As absurd as this sounds, it’s coming from a major news outlet, ABC News. It’s claiming that “sources familiar with the investigation believe there are no more indictments coming from the special counsel.” It’s also referring back to Rod Rosenstein’s earlier remark that the Mueller report won’t contain disparaging information about anyone who’s not being criminally charged. Put these two things together, and ABC has concluded that the report will only be about the people who have already been charged. Uh, wait a minute here.

There are two key flaws in this logic. First, we have no way of knowing whether ABC’s “sources familiar with the investigation” are actually on Robert Mueller’s team. For all we know, these sources could be Trump-loyal personnel at the DOJ who are trying to help Donald Trump’s case by spinning misinformation. In hindsight, these same kinds of “sources” appear to have been behind the false narrative that Mueller’s report would be done last month, and with the false narrative that Rosenstein was going to have resigned by now. Also, Mueller and his team don’t leak these kinds of things. Even if they did, it’s unclear why they would only “believe” there are no more indictments coming, when they’re the ones who have made those decisions one way or the other.

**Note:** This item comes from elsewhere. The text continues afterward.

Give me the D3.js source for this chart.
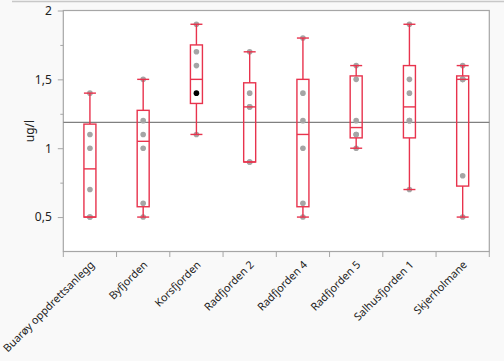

The second flaw in ABC’s logic might be the more egregious one. Even if Robert Mueller and his office aren’t going to indict anyone else, this could simply mean that they’re planning to have various permanent federal prosecutors handle any upcoming indictments around the same time Mueller issues his report. This isn’t merely theoretical; we’ve already seen Mueller hand the Michael Cohen cases and other cases off to SDNY and other U.S. Attorney’s offices.

The bottom line: this seems like a whole lot of nonsense. That said, this flawed logic may unwittingly reveal something crucial. If Mueller sticks to Rosenstein’s edict that the report about Donald Trump’s crimes can only disparage people who are being criminally charged, wouldn’t that mean that Mueller is planning to have someone criminally charge Trump around the time of this report?